You’ve only given a few interviews about Studio 54 over the years. Why were you so reticent to talk about it?
I was ashamed. It’s always been a source of embarrassment for me. It was the beginning of everything, but almost the end of everything as well.
I had the trademark for Studio, and I let it lapse. I didn’t want anything to do with it. I had ambivalent feelings about it. The pride in the achievement was buried by the shame of it. It still affects me with the people I aspire to do business with. It never goes away entirely. It’s always a scar. I’ve become calloused with it. I was going into a bank the other day and I saw the head of the bank. I looked at him, he looked at me. I get a call the next day from the bank and they say from the highest levels, we can’t do it.
We are several generations removed from Studio 54’s heyday. Why are people still talking about the club?
There are very few times in life where people can experience something close to an absolute freedom where anything goes. There was a complete diversity of people. There were celebrities all over the place, but nobody cared. Nobody gawked. Nobody went up asking for autographs. There was sex all over the place. Nobody cared. That level of freedom, it’s the human condition to desire that. It was a seminal cultural event.
At the time, did you feel like you were doing something enduring?
No. All that we wanted to do was make the best nightclub in New York. It was historically there were a lot of things going for it that acted as a catalyst. There was a lot unrest in Europe, so a lot of people there rolled into New York. It was New York’s time then. Like London was in the 60’s. It was also the worst time for New York in a lot of ways. The infrastructure was crumbling. It was unsafe in lots of areas. But it was also the last time New York was the center of the world. Globalization has changed that.
It could happen again. From Sodom and Gommorah through the Roaring Twenties, it’s happened.
What was the secret to your partnership with Steve Rubell?

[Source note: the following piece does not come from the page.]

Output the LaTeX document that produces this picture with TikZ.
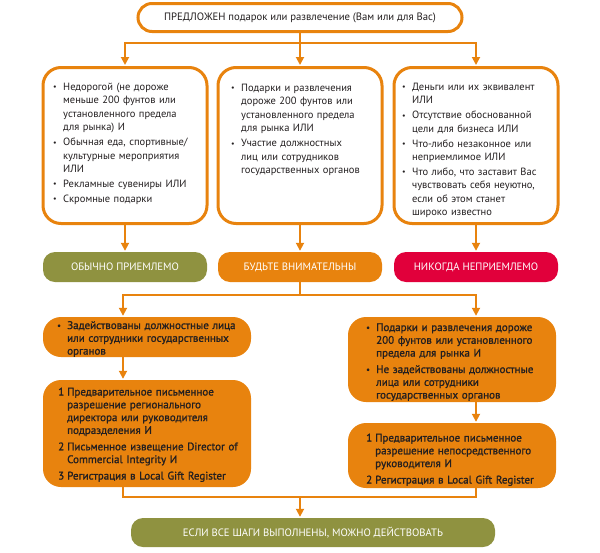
\documentclass[tikz,border=0pt]{standalone}
\usepackage{fontspec}
\setmainfont{PT Sans}
\newfontfamily\lof[FakeBold=1.2]{PT Sans}
\usetikzlibrary{arrows.meta,calc}
\definecolor{org}{HTML}{E8830E}
\definecolor{olv}{HTML}{8F9240}
\definecolor{crim}{HTML}{E1003B}
\definecolor{txt}{HTML}{231F20}
\newlength\itemgap
\newlength\mybls
\newcommand\bitem[1]{\par\noindent\makebox[10pt][l]{\raisebox{0.6pt}{\scalebox{0.75}{\textbullet}}}\parbox[t]{190pt}{\setlength\baselineskip{\mybls}\raggedright #1\rule[-4pt]{0pt}{1pt}}\par\prevdepth=4pt\vspace{\itemgap}}
\newcommand\nitem[2]{\par\noindent\makebox[9pt][l]{#1}\parbox[t]{190pt}{\setlength\baselineskip{\mybls}\raggedright #2\rule[-4pt]{0pt}{1pt}}\par\prevdepth=4pt\vspace{\itemgap}}
\tikzset{
  frame/.style={draw=org, line width=3pt, fill=white, inner sep=0pt},
  topbox/.style={frame, rounded corners=14pt, minimum width=324pt, minimum height=28pt, text=txt, font=\fontsize{10.7}{12}\selectfont},
  bigbox/.style={frame, rounded corners=18pt, minimum width=164pt, minimum height=156pt},
  pill/.style={rounded corners=12pt, inner sep=0pt, text=white, minimum height=30pt, font=\fontsize{10.7}{12}\selectfont},
  obox/.style={fill=org, rounded corners=18pt, inner sep=0pt, minimum width=208pt},
  uptext/.style={anchor=north west, inner sep=0pt, text width=200pt, align=left, text=txt, font=\fontsize{10.5}{13.5}\selectfont,
    execute at begin node={\setlength\baselineskip{13.5pt}\setlength\mybls{13.5pt}\setlength\itemgap{1.4pt}}},
  lotext/.style={anchor=north west, inner sep=0pt, text width=200pt, align=left, text=txt, font=\lof\fontsize{11}{12.8}\selectfont,
    execute at begin node={\setlength\baselineskip{12.8pt}\setlength\mybls{12.8pt}\setlength\itemgap{3.6pt}}},
  conn/.style={draw=org, line width=1.8pt},
  arr/.style={conn, -{Triangle[length=8pt,width=8pt]}, shorten >=1pt},
}
\begin{document}
\begin{tikzpicture}[x=1pt,y=-1pt]
\useasboundingbox (0,0) rectangle (600,552);
% boxes
\node[topbox] (top) at (300,17.5) {ПРЕДЛОЖЕН подарок или развлечение (Вам или для Вас)};
\node[bigbox] (b1) at (125,145.5) {};
\node[bigbox] (b2) at (300,145.5) {};
\node[bigbox] (b3) at (476,145.5) {};
\node[pill, fill=olv, minimum width=164pt] (p1) at (125,267) {ОБЫЧНО ПРИЕМЛЕМО};
\node[pill, fill=org, minimum width=164pt] (p2) at (300,267) {БУДЬТЕ ВНИМАТЕЛЬНЫ};
\node[pill, fill=crim, minimum width=164pt] (p3) at (476,267) {НИКОГДА НЕПРИЕМЛЕМО};
\node[obox, minimum height=40pt] (L1) at (147,337) {};
\node[obox, minimum height=107pt] (L2) at (147,433.5) {};
\node[obox, minimum height=85pt] (R1) at (452,359.5) {};
\node[obox, minimum height=65pt] (R2) at (452,455.5) {};
\node[pill, fill=olv, minimum width=364pt, minimum height=29pt] (fin) at (313,532.5) {ЕСЛИ ВСЕ ШАГИ ВЫПОЛНЕНЫ, МОЖНО ДЕЙСТВОВАТЬ};
% texts
\node[uptext] (t1) at (53,76.5) {%
\bitem{Недорогой (не дороже\\меньше 200 фунтов или\\установленного предела\\для рынка) И}%
\bitem{Обычная еда, спортивные/\\культурные мероприятия\\ИЛИ}%
\bitem{Рекламные сувениры ИЛИ}%
\bitem{Скромные подарки}};
\node[uptext] (t2) at (231,77.5) {%
\bitem{Подарки и развлечения\\дороже 200 фунтов или\\установленного предела\\для рынка ИЛИ}%
\bitem{Участие должностных\\лиц или сотрудников\\государственных органов}};
\node[uptext] (t3) at (402,76.5) {%
\bitem{Деньги или их эквивалент\\ИЛИ}%
\bitem{Отсутствие обоснованной\\цели для бизнеса ИЛИ}%
\bitem{Что-либо незаконное или\\неприемлимое ИЛИ}%
\bitem{Что либо, что заставит Вас\\чувствовать себя неуютно,\\если об этом станет\\широко известно}};
\node[lotext] (t4) at (57,316) {%
\bitem{Задействованы должностные лица\\или сотрудники государственных\\органов}};
\node[lotext] (t5) at (58,382.5) {%
\nitem{1}{Предварительное письменное\\разрешение регионального\\директора или руководителя\\подразделения И}%
\nitem{2}{Письменное извещение Director of\\Commercial Integrity И}%
\nitem{3}{Регистрация в Local Gift Register}};
\node[lotext] (t6) at (366,318) {%
\bitem{Подарки и развлечения дороже\\200 фунтов или установленного\\предела для рынка И}%
\bitem{Не задействованы должностные\\лица или сотрудники\\государственных органов}};
\node[lotext] (t7) at (366,428.5) {%
\nitem{1}{Предварительное письменное\\разрешение непосредственного\\руководителя И}%
\nitem{2}{Регистрация в Local Gift Register}};
% connectors
\coordinate (j1) at (300,43);
\coordinate (j2) at (300,295);
\coordinate (j3) at (300,497);
\draw[conn] (top.south) -- (j1);
\draw[arr] (j1) -| (b1.north);
\draw[arr] (j1) -- (b2.north);
\draw[arr] (j1) -| (b3.north);
\draw[arr] (b1.south) -- (p1.north);
\draw[arr] (b2.south) -- (p2.north);
\draw[arr] (b3.south) -- (p3.north);
\draw[conn] (p2.south) -- (j2);
\draw[arr] (j2) -| ([xshift=-24pt]L1.north);
\draw[arr] (j2) -| ([xshift=24pt]R1.north);
\draw[arr] ([xshift=-24pt]L1.south) -- ([xshift=-24pt]L2.north);
\draw[arr] ([xshift=24pt]R1.south) -- ([xshift=24pt]R2.north);
\draw[conn] ([xshift=-24pt]L2.south) |- (j3) -| ([xshift=24pt]R2.south);
\draw[arr] (j3) -- (j3 |- fin.north);
\end{tikzpicture}
\end{document}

We each filled a void in the other. He was an outgoing guy, and I’m not. He was a very people-oriented person, and I’m not. There was a genuine trust between us. When he was getting all the credit for a lot of the work that I was doing, I didn’t care. He wasn’t taking anything from me. We complemented each other. I’m not a networker. Somebody once said if we weren’t partners, we both would have been successful, but we were more successful together.
You also didn’t seem to like to be front-and-center as much as Steve did. Is it true you left early during Bianca Jagger’s infamous birthday party at Studio 54?
When the white horse came out and the birthday cake got presented, I left. Steve stayed until the very end.
Watching the documentary “Studio 54,” I couldn’t help but shake the feeling that I was watching the last gasp of something. It’s impossible not to think about the fact that the AIDS crisis was looming.
It’s very sad. AIDS was a really sad thing because so many people died and nobody knew what it was at first. You have sort of a pit in your stomach about that. I don’t think of it as a last gasp. It was a last gasp before there were repercussions.
In the film, it’s very clear that Steve’s death remains a source of pain for you.
You never get over that kind of loss. It’s a scar. It gets better. But you always have it. It still brings a sadness when I think about it. I’ll never have another friend like that, and I’ll certainly never have another business partner like that.
Watching the movie, I also want to shake you. Studio 54 is a phenomenon and you get caught skimming off the top. Why did you risk everything?
I don’t know. I ask myself that. We got carried away. The aura of invincibility was very intoxicating, which is even more dangerous when you don’t realize it. We didn’t think the rules applied to us. We thought we could bend them and be clever and get around them. We almost destroyed ourselves. Liz Smith said Studio was a Frankenstein monster that almost killed its creators.
Did you ever feel like you were doing something wrong?
It wasn’t a rational thing. It was completely out of control. Everybody in the city of New York knew what was going on. It was the gang that couldn’t shoot straight. I look back now and I can’t explain it. We didn’t come from money. We were two middle class guys who were really hungry for success.
If we hadn’t tried to protect Studio none of this stuff would have happened. Nobody had ever been given jail time for a one-year tax evasion. Nobody had even been prosecuted for a one-year tax evasion. Nobody. This was too sexy for the prosecutors to resist. If we’d pled guilty to a felony, we would have lost the liquor license and we would have lost our beloved Studio. We couldn’t do that. We should have realized our lives were at risk and our families were at risk.
Did you watch the movie “54” with Ryan Phillippe and Mike Myers?
That was junk. Really junk. It was a complete exploitation.
This interview has been edited and condensed for clarity.